Caberia acrescentar que, no processo extrajudicial de usucapião versado no art. 1.071 do Cód.pr.civ. de 2015, assinou-se ao registrador o papel de formar o título que ele próprio registrará; trata-se aí de uma função anômala, com efeito, e, neste gênero de mescla funcional no domínio das atividades registrais e notariais, poderíamos ainda acenar para a imposição de reconhecimento de firmas pelo registrador de imóveis, nos requerimentos de averbação; ou pela previsão de expedir-se título −supostamente ainda− judicial por tabelionato de notas, assim se dá com a chamada “carta notarial de sentença”, uma e outra destas funções híbridas objeto de afirmada normatividade judiciária no Estado de São Paulo.
 
Tem-se admitido algum elastério quanto às formalidades documentárias dos títulos judiciais, e é mesmo da prática registral que, por assim dizer, “o gato se tome por lebre”, de maneira que, p.ex., ofícios se considerem mandados, termos se substituam por ofícios, etc.
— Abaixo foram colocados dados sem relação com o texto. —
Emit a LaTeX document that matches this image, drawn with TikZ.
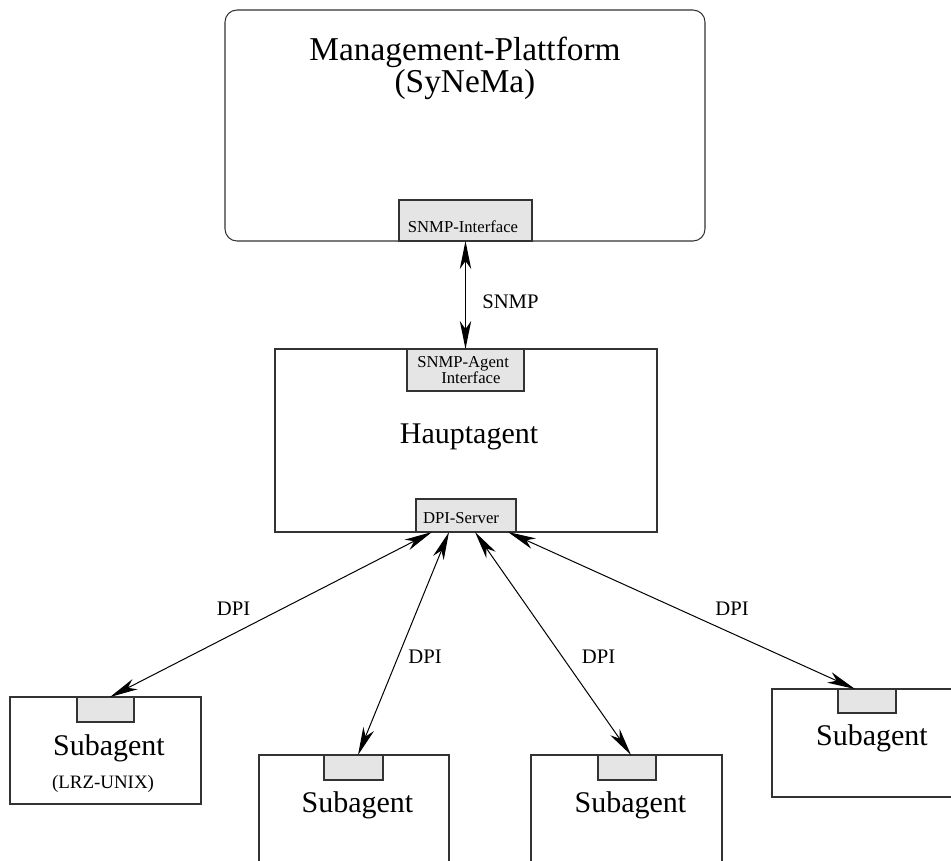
\documentclass[tikz,border=0pt]{standalone}
\usepackage{fontspec}
\setmainfont{Liberation Serif}
\usetikzlibrary{arrows.meta}
\definecolor{portgray}{HTML}{E5E5E5}
\definecolor{linegray}{HTML}{333333}
\begin{document}
\begin{tikzpicture}[x=0.75pt,y=-0.75pt,
  box/.style={draw=linegray, line width=0.8pt, inner sep=0pt, outer sep=0pt},
  port/.style={box, fill=portgray},
  lbl/.style={inner sep=0pt, anchor=base},
  big/.style={lbl, font=\fontsize{25}{30}\selectfont},
  mid/.style={lbl, font=\fontsize{22.5}{27}\selectfont},
  small/.style={lbl, font=\fontsize{12.5}{15}\selectfont},
  conn/.style={lbl, font=\fontsize{15.5}{18}\selectfont},
  arr/.style={{Stealth[length=21pt,width=8.5pt,inset=6pt]}-{Stealth[length=21pt,width=8.5pt,inset=6pt]}, line width=0.75pt}]
\useasboundingbox (0,0) rectangle (951,861);
\clip (0,0) rectangle (951,861);

% main boxes
\node[box, rounded corners=9pt, minimum width={480*0.75pt}, minimum height={231*0.75pt}] (mgmt) at (465,125.5) {};
\node[box, minimum width={382*0.75pt}, minimum height={183*0.75pt}] (haupt) at (466,440.5) {};
\node[box, minimum width={191*0.75pt}, minimum height={107*0.75pt}] (sub1) at (105.5,750.5) {};
\node[box, minimum width={190*0.75pt}, minimum height={150*0.75pt}] (sub2) at (354,830) {};
\node[box, minimum width={191*0.75pt}, minimum height={150*0.75pt}] (sub3) at (626.5,830) {};
\node[box, minimum width={191*0.75pt}, minimum height={108*0.75pt}] (sub4) at (867.5,743) {};

% ports
\node[port, minimum width={133*0.75pt}, minimum height={41*0.75pt}] (snmpif) at (465.5,220.5) {};
\node[port, minimum width={117*0.75pt}, minimum height={42*0.75pt}] (agentif) at (465.5,370) {};
\node[port, minimum width={100*0.75pt}, minimum height={33*0.75pt}] (dpi) at (466,515.5) {};
\node[port, minimum width={57*0.75pt}, minimum height={25*0.75pt}] (p1) at (105.5,709.5) {};
\node[port, minimum width={59*0.75pt}, minimum height={25*0.75pt}] (p2) at (353.5,767.5) {};
\node[port, minimum width={58*0.75pt}, minimum height={25*0.75pt}] (p3) at (627,767.5) {};
\node[port, minimum width={58*0.75pt}, minimum height={24*0.75pt}] (p4) at (867,701) {};

% texts
\node[big] (t1) at (465,60) {Management-Plattform};
\node[big] (t2) at (465,92) {(SyNeMa)};
\node[small] (tsi) at (463,232) {SNMP-Interface};
\node[small, anchor=base west] (tsa1) at (417,367) {SNMP-Agent};
\node[small, anchor=base west] (tsa2) at (441,383) {Interface};
\node[mid] (th) at (469,443) {Hauptagent};
\node[small] (tdpi) at (461,523) {DPI-Server};
\node[mid] (ts1) at (109,755) {Subagent};
\node[lbl, font=\fontsize{14.2}{17}\selectfont] (tlrz) at (103,788) {(LRZ-UNIX)};
\node[mid] (ts2) at (357.5,812) {Subagent};
\node[mid] (ts3) at (630.5,812) {Subagent};
\node[mid] (ts4) at (872,745) {Subagent};

% connectors
\draw[arr] (snmpif.south) -- (agentif.north);
\draw[arr] ([xshift=-25.5pt]dpi.south) -- ([xshift=3.4pt]p1.north);
\draw[arr] ([xshift=-12.75pt]dpi.south) -- ([xshift=3.4pt]p2.north);
\draw[arr] ([xshift=6.75pt]dpi.south) -- ([xshift=3pt]p3.north);
\draw[arr] ([xshift=31.5pt]dpi.south) -- ([xshift=-9pt]p4.north);

% connector labels
\node[conn, anchor=base west] (lsnmp) at (482,308) {SNMP};
\node[conn] (l1) at (233.5,615) {DPI};
\node[conn] (l2) at (425,663) {DPI};
\node[conn] (l3) at (598.5,663) {DPI};
\node[conn] (l4) at (732,615) {DPI};
\end{tikzpicture}
\end{document}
Isto, em parte, não parece de todo mal, sempre que se tenha certeza do teor e validez do título em sentido material, mas, em outra parte, se a praxe responde a algum receio de mal estar com o Judiciário, nisto já não me parece que um temor semelhante seja causa razoável para mitigar uma estrita observância da legalidade.